Important applications of bioheat and mass transfer include biopreservation (molecular, cellular and tissue) and thermal therapies (high temperature—laser, radiofrequency, microwave, high intensity ultrasound heating of cells and tissues, and low temperature—cryosurgery). These applications in turn support the growing fields of tissue engineering, cell therapeutics, drug stability and delivery, and minimally and non-invasive disease detection and treatment (i.e., cancer, cardiovascular and neural). The frontiers of biopreservation and thermal therapies are increasingly defined at the cellular and molecular level. This special issue focuses on these frontiers in areas of emphasis including thermodynamics (molecular and cellular stability), multi-scale mass transport (sub-cellular to tissue level transport), multi-scale heat transport (nanoparticle to bulk tissue heating), and extreme biology (anhydro and thermal physiology). The papers assembled in this special issue show the breadth of this activity with a series of invited reviews and original contributions in the area.

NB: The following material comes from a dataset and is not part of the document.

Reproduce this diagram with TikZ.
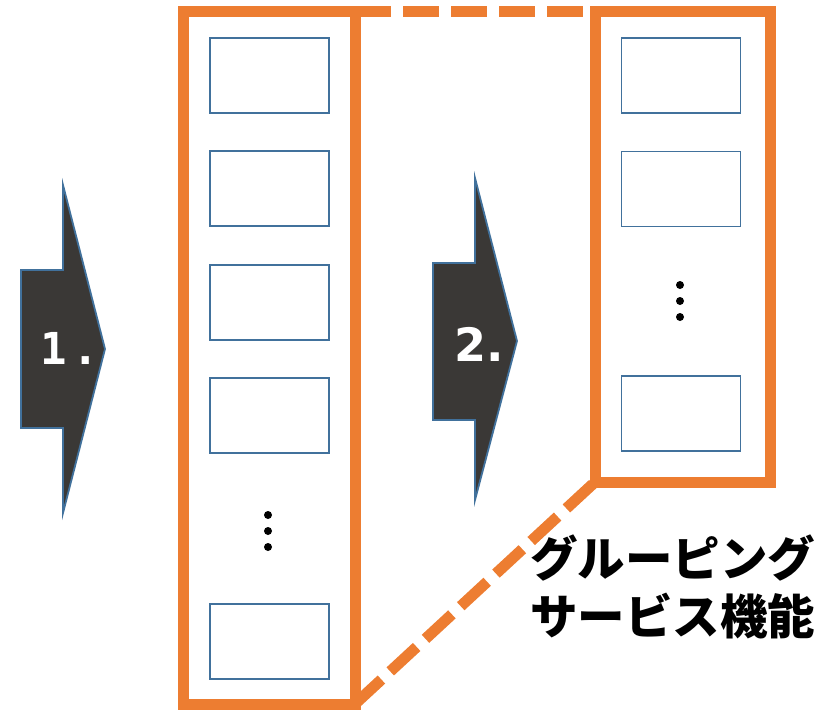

The special issue is organized into two main sections. The first section is composed of a number of invited reviews and the second section includes a series of contributed technical briefs and papers that are broadly in the current and evolving areas of emphasis in Biotransport. The reviews were invited to show activity both within and outside of ASME. First, Aksan et al. present a review entitled “Frontiers of Biotransport: Water Transport and Hydration,” which describes a molecular level approach to biopreservation and thermal therapies, followed by Shen et al. with a review entitled “Insights Into Crowding Effects on Protein Stability From a Coarse-Grained Model,” which probes changes in hydration of proteins relevant to biopreservation. In describing multi-scale mass transport, Pangburn et al. offer a review entitled “Peptide and Aptamer Functionalized Nanovectors for Targeted Delivery of Therapeutics,” and Masamoto and Tanishita present a review of challenges in measuring “Oxygen Transport in Brain Tissue.” Day et al. present a topical review of “Nanoparticles for Thermal Cancer Therapy,” and finally Grahn et al. present a review of a new paradigm for enhanced heat loss and control in “Heat Loss Through the Glabrous Skin Surfaces of Heavily Insulated, Heat-Stressed Individuals.” The remaining papers in the issue consist of both technical briefs and contributed full papers from a variety of groups showing the breadth of activity mostly within the “Biotransport” committee of ASME.

This special issue would not have been possible without the generous support of the National Science Foundation and the Institute for Engineering in Medicine (University of Minnesota), which provided funding for a symposium held at the ASME Summer Bioengineering Meeting in Marco Island, Florida 2008. The symposium was entitled “Nano and Multi-Scale Frontiers in Biological Heat and Mass Transfer.” Many of the invited speakers and attendees who were able to participate in the symposium and the meeting because of this support contributed directly to this special issue. Special thanks is also given to the newly named “Biotransport” technical committee, formerly named “Heat and Mass Transfer in Biotechnology” of the Bioengineering Division and Heat Transfer Division of the ASME, from which many of the participants stem.

The Guest Editors wish to thank all of the authors and reviewers for their participation and help making this special issue a success and hope that these papers will act to stimulate further work at the frontiers of our field. Finally, a special thanks to Dr. Michael Sacks, the Journal Editor, and ASME for their support and encouragement in the production of this special issue.

Sincerely the Guest Editors,